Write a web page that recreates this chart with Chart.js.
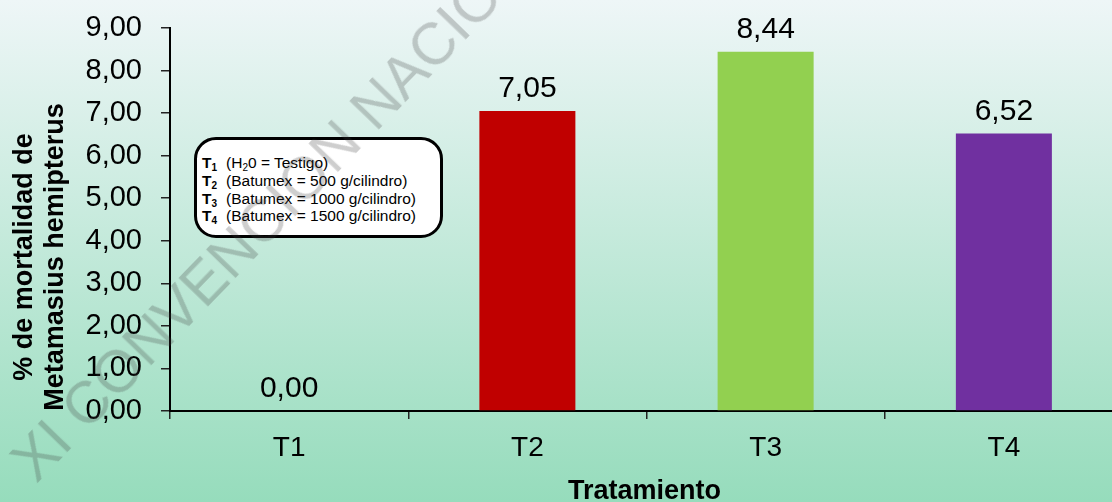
<!DOCTYPE html>
<html>
<head>
<meta charset="utf-8">
<script src="https://cdn.jsdelivr.net/npm/chart.js@4.4.0/dist/chart.umd.min.js"></script>
<style>
  html, body { margin: 0; padding: 0; overflow: hidden; }
  body {
    width: 1112px;
    height: 502px;
    position: relative;
    background: linear-gradient(to bottom, #eef6f7 0%, #96dcbc 100%);
    font-family: "Liberation Sans", Arial, sans-serif;
  }
  #wrap { position: absolute; left: 0; top: 0; width: 1124px; height: 502px; }
  #legendBox {
    position: absolute;
    left: 194px;
    top: 137px;
    width: 249px;
    height: 101px;
    box-sizing: border-box;
    border: 3px solid #000;
    border-radius: 22px;
    background: #fff;
    padding: 14px 0 0 5px;
    font-size: 15.5px;
    line-height: 17.8px;
    color: #000;
    white-space: nowrap;
  }
  #legendBox sub { font-size: 10px; vertical-align: -3px; line-height: 0; }
  #legendBox .gap { display: inline-block; width: 9px; }
  #watermark {
    position: absolute;
    left: 37px;
    top: 435px;
    font-size: 59px;
    line-height: 1;
    color: rgba(60, 60, 60, 0.25);
    white-space: nowrap;
    transform-origin: 0 50px;
    transform: rotate(-46deg);
    pointer-events: none;
  }
</style>
</head>
<body>
<div id="wrap"><canvas id="chart" width="1124" height="502"></canvas></div>
<div id="legendBox">
  <b>T<sub>1</sub></b><span class="gap"></span>(H<sub>2</sub>0 = Testigo)<br>
  <b>T<sub>2</sub></b><span class="gap"></span>(Batumex = 500 g/cilindro)<br>
  <b>T<sub>3</sub></b><span class="gap"></span>(Batumex = 1000 g/cilindro)<br>
  <b>T<sub>4</sub></b><span class="gap"></span>(Batumex = 1500 g/cilindro)
</div>
<div id="watermark">XI CONVENCION NACIONAL</div>
<script>
const categories = ["T1", "T2", "T3", "T4"];
const mortality = [0.0, 7.05, 8.44, 6.52];
const barColors = ["#4472c4", "#c00000", "#92d050", "#7030a0"];
const yMin = 0;
const yMax = 9;
const yStep = 1;
const yTitleLines = ["% de mortalidad de", "Metamasius hemipterus"];
const xTitle = "Tratamiento";

const FONT = "'Liberation Sans', Arial, sans-serif";
const comma = (v) => v.toFixed(2).replace(".", ",");

// value on top of each bar
const valueLabels = {
  id: "valueLabels",
  afterDatasetsDraw(chart) {
    const ctx = chart.ctx;
    const meta = chart.getDatasetMeta(0);
    ctx.save();
    ctx.fillStyle = "#000";
    ctx.font = "30px " + FONT;
    ctx.textAlign = "center";
    ctx.textBaseline = "alphabetic";
    meta.data.forEach((bar, i) => {
      ctx.fillText(comma(mortality[i]), bar.x, bar.y - 14);
    });
    ctx.restore();
  },
};

// axis titles drawn by hand so they sit where the original has them
const axisTitles = {
  id: "axisTitles",
  afterDraw(chart) {
    const ctx = chart.ctx;
    const area = chart.chartArea;
    ctx.save();
    ctx.fillStyle = "#000";
    ctx.font = "bold 27px " + FONT;
    ctx.textAlign = "center";
    ctx.textBaseline = "alphabetic";
    const xs = [32, 63];
    yTitleLines.forEach((line, i) => {
      ctx.save();
      ctx.translate(xs[i], 257);
      ctx.rotate(-Math.PI / 2);
      ctx.fillText(line, 0, 0);
      ctx.restore();
    });
    ctx.fillText(xTitle, (area.left + area.right) / 2 - 2, 499);
    ctx.restore();
  },
};

new Chart(document.getElementById("chart"), {
  type: "bar",
  data: {
    labels: categories,
    datasets: [
      {
        data: mortality,
        backgroundColor: barColors,
        borderWidth: 0,
        barPercentage: 0.403,
        categoryPercentage: 1,
      },
    ],
  },
  options: {
    responsive: false,
    animation: false,
    layout: { padding: { top: 28, right: 1, left: 0, bottom: 0 } },
    plugins: {
      legend: { display: false },
      tooltip: { enabled: false },
    },
    scales: {
      x: {
        offset: true,
        grid: {
          offset: true,
          drawOnChartArea: false,
          drawTicks: true,
          tickLength: 8,
          color: "#222",
          lineWidth: 1.5,
        },
        border: { display: true, color: "#000", width: 2 },
        ticks: {
          color: "#000",
          font: { size: 28, family: FONT },
          padding: 12,
          maxRotation: 0,
        },
        afterFit: (s) => { s.height = 91; },
      },
      y: {
        min: yMin,
        max: yMax,
        grid: {
          drawOnChartArea: false,
          drawTicks: true,
          tickLength: 9,
          color: "#222",
          lineWidth: 1.5,
        },
        border: { display: true, color: "#000", width: 2 },
        ticks: {
          stepSize: yStep,
          color: "#000",
          font: { size: 29, family: FONT },
          padding: 19,
          callback: (v) => comma(v),
        },
        afterFit: (s) => {
          s.width = 170;
          s.paddingTop = 0;
          s.paddingBottom = 0;
        },
      },
    },
  },
  plugins: [valueLabels, axisTitles],
});
</script>
</body>
</html>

Do this: Skip every picture and transcribe the data above exactly.

Exercise solution:
Write a web page that recreates this chart with Chart.js.
<!DOCTYPE html>
<html>
<head>
<meta charset="utf-8">
<script src="https://cdn.jsdelivr.net/npm/chart.js@4.4.0/dist/chart.umd.min.js"></script>
<style>
  html, body { margin: 0; padding: 0; overflow: hidden; }
  body {
    width: 1112px;
    height: 502px;
    position: relative;
    background: linear-gradient(to bottom, #eef6f7 0%, #96dcbc 100%);
    font-family: "Liberation Sans", Arial, sans-serif;
  }
  #wrap { position: absolute; left: 0; top: 0; width: 1124px; height: 502px; }
  #legendBox {
    position: absolute;
    left: 194px;
    top: 137px;
    width: 249px;
    height: 101px;
    box-sizing: border-box;
    border: 3px solid #000;
    border-radius: 22px;
    background: #fff;
    padding: 14px 0 0 5px;
    font-size: 15.5px;
    line-height: 17.8px;
    color: #000;
    white-space: nowrap;
  }
  #legendBox sub { font-size: 10px; vertical-align: -3px; line-height: 0; }
  #legendBox .gap { display: inline-block; width: 9px; }
  #watermark {
    position: absolute;
    left: 37px;
    top: 435px;
    font-size: 59px;
    line-height: 1;
    color: rgba(60, 60, 60, 0.25);
    white-space: nowrap;
    transform-origin: 0 50px;
    transform: rotate(-46deg);
    pointer-events: none;
  }
</style>
</head>
<body>
<div id="wrap"><canvas id="chart" width="1124" height="502"></canvas></div>
<div id="legendBox">
  <b>T<sub>1</sub></b><span class="gap"></span>(H<sub>2</sub>0 = Testigo)<br>
  <b>T<sub>2</sub></b><span class="gap"></span>(Batumex = 500 g/cilindro)<br>
  <b>T<sub>3</sub></b><span class="gap"></span>(Batumex = 1000 g/cilindro)<br>
  <b>T<sub>4</sub></b><span class="gap"></span>(Batumex = 1500 g/cilindro)
</div>
<div id="watermark">XI CONVENCION NACIONAL</div>
<script>
const categories = ["T1", "T2", "T3", "T4"];
const mortality = [0.0, 7.05, 8.44, 6.52];
const barColors = ["#4472c4", "#c00000", "#92d050", "#7030a0"];
const yMin = 0;
const yMax = 9;
const yStep = 1;
const yTitleLines = ["% de mortalidad de", "Metamasius hemipterus"];
const xTitle = "Tratamiento";

const FONT = "'Liberation Sans', Arial, sans-serif";
const comma = (v) => v.toFixed(2).replace(".", ",");

// value on top of each bar
const valueLabels = {
  id: "valueLabels",
  afterDatasetsDraw(chart) {
    const ctx = chart.ctx;
    const meta = chart.getDatasetMeta(0);
    ctx.save();
    ctx.fillStyle = "#000";
    ctx.font = "30px " + FONT;
    ctx.textAlign = "center";
    ctx.textBaseline = "alphabetic";
    meta.data.forEach((bar, i) => {
      ctx.fillText(comma(mortality[i]), bar.x, bar.y - 14);
    });
    ctx.restore();
  },
};

// axis titles drawn by hand so they sit where the original has them
const axisTitles = {
  id: "axisTitles",
  afterDraw(chart) {
    const ctx = chart.ctx;
    const area = chart.chartArea;
    ctx.save();
    ctx.fillStyle = "#000";
    ctx.font = "bold 27px " + FONT;
    ctx.textAlign = "center";
    ctx.textBaseline = "alphabetic";
    const xs = [32, 63];
    yTitleLines.forEach((line, i) => {
      ctx.save();
      ctx.translate(xs[i], 257);
      ctx.rotate(-Math.PI / 2);
      ctx.fillText(line, 0, 0);
      ctx.restore();
    });
    ctx.fillText(xTitle, (area.left + area.right) / 2 - 2, 499);
    ctx.restore();
  },
};

new Chart(document.getElementById("chart"), {
  type: "bar",
  data: {
    labels: categories,
    datasets: [
      {
        data: mortality,
        backgroundColor: barColors,
        borderWidth: 0,
        barPercentage: 0.403,
        categoryPercentage: 1,
      },
    ],
  },
  options: {
    responsive: false,
    animation: false,
    layout: { padding: { top: 28, right: 1, left: 0, bottom: 0 } },
    plugins: {
      legend: { display: false },
      tooltip: { enabled: false },
    },
    scales: {
      x: {
        offset: true,
        grid: {
          offset: true,
          drawOnChartArea: false,
          drawTicks: true,
          tickLength: 8,
          color: "#222",
          lineWidth: 1.5,
        },
        border: { display: true, color: "#000", width: 2 },
        ticks: {
          color: "#000",
          font: { size: 28, family: FONT },
          padding: 12,
          maxRotation: 0,
        },
        afterFit: (s) => { s.height = 91; },
      },
      y: {
        min: yMin,
        max: yMax,
        grid: {
          drawOnChartArea: false,
          drawTicks: true,
          tickLength: 9,
          color: "#222",
          lineWidth: 1.5,
        },
        border: { display: true, color: "#000", width: 2 },
        ticks: {
          stepSize: yStep,
          color: "#000",
          font: { size: 29, family: FONT },
          padding: 19,
          callback: (v) => comma(v),
        },
        afterFit: (s) => {
          s.width = 170;
          s.paddingTop = 0;
          s.paddingBottom = 0;
        },
      },
    },
  },
  plugins: [valueLabels, axisTitles],
});
</script>
</body>
</html>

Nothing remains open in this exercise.